**RAW DATA**.
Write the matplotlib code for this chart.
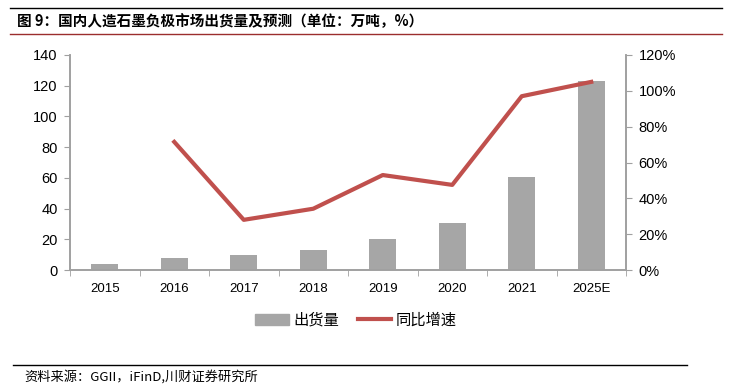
import numpy as np
import matplotlib.pyplot as plt
from matplotlib.lines import Line2D

plt.rcParams['font.family'] = ['Liberation Sans', 'Noto Sans CJK SC', 'DejaVu Sans']

years = ['2015', '2016', '2017', '2018', '2019', '2020', '2021', '2025E']
shipment = [4.1, 7.6, 9.8, 13.2, 20.4, 30.4, 60.5, 123.3]
growth = [np.nan, 71.5, 28.0, 34.2, 53.0, 47.5, 97.0, 105.0]

bar_color = '#A6A6A6'
line_color = '#C0504D'
axis_color = '#A0A0A0'
cjk = ['Noto Sans CJK SC', 'DejaVu Sans']

fig = plt.figure(figsize=(7.36, 3.9), dpi=100)
ax = fig.add_axes([70 / 736, 120 / 390, 556 / 736, 215 / 390])
ax2 = ax.twinx()

x = np.arange(len(years))
ax.bar(x, shipment, width=0.39, color=bar_color, zorder=2, label='出货量')
ax2.plot(x, growth, color=line_color, lw=3, zorder=3, label='同比增速')

ax.set_xlim(-0.5, len(years) - 0.5)
ax.set_ylim(0, 140)
ax.set_yticks(range(0, 141, 20))
ax2.set_ylim(0, 120)
ax2.set_yticks(range(0, 121, 20))
ax2.set_yticklabels([f'{v}%' for v in range(0, 121, 20)])

ax.set_xticks(x)
ax.set_xticklabels(years)
ax.set_xticks(np.arange(-0.5, len(years), 1), minor=True)
ax.tick_params(axis='x', which='major', length=0, pad=9, labelsize=9.5)
ax.tick_params(axis='x', which='minor', length=4, color=axis_color, direction='out')
ax.tick_params(axis='y', length=4, color=axis_color, labelsize=10.5, pad=5)
ax2.tick_params(axis='y', length=4, color=axis_color, labelsize=10.5, pad=5)

for a in (ax, ax2):
    a.spines['top'].set_visible(False)
    for s in ['left', 'right', 'bottom']:
        a.spines[s].set_color(axis_color)
        a.spines[s].set_linewidth(1.2)

handles = [plt.Rectangle((0, 0), 1, 1, color=bar_color),
           Line2D([0], [0], color=line_color, lw=3)]
fig.legend(handles, ['出货量', '同比增速'], loc='center', bbox_to_anchor=(356 / 736, 1 - 320 / 390),
           ncol=2, frameon=False, prop={'family': cjk, 'size': 11},
           handlelength=2.2, handleheight=0.7, columnspacing=1.2, handletextpad=0.3)

# title and frame lines
fig.add_artist(Line2D([10 / 736, 722 / 736], [1 - 8 / 390, 1 - 8 / 390], color='black', lw=1))
fig.add_artist(Line2D([10 / 736, 722 / 736], [1 - 34 / 390, 1 - 34 / 390], color='#9B2D2D', lw=1))
fig.text(17 / 736, 1 - 21 / 390, '图 9：国内人造石墨负极市场出货量及预测（单位：万吨，%）',
         family=cjk, fontweight='bold', fontsize=10.5, va='center', ha='left')

fig.add_artist(Line2D([13 / 736, 687 / 736], [1 - 365 / 390, 1 - 365 / 390], color='black', lw=1))
fig.text(24 / 736, 1 - 377 / 390, '资料来源：GGII，iFinD,川财证券研究所',
         family=cjk, style='italic', fontsize=9.5, va='center', ha='left')

fig.savefig('out.png', dpi=100)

**DO THIS**. Emit the lines of the material exactly, from its first line to the line containing "plt.rcParams['font.family'] = ['Liberation", inclusive; leave every picture out.

**RESULT BELOW**.
Write the matplotlib code for this chart.
import numpy as np
import matplotlib.pyplot as plt
from matplotlib.lines import Line2D

plt.rcParams['font.family'] = ['Liberation Sans', 'Noto Sans CJK SC', 'DejaVu Sans']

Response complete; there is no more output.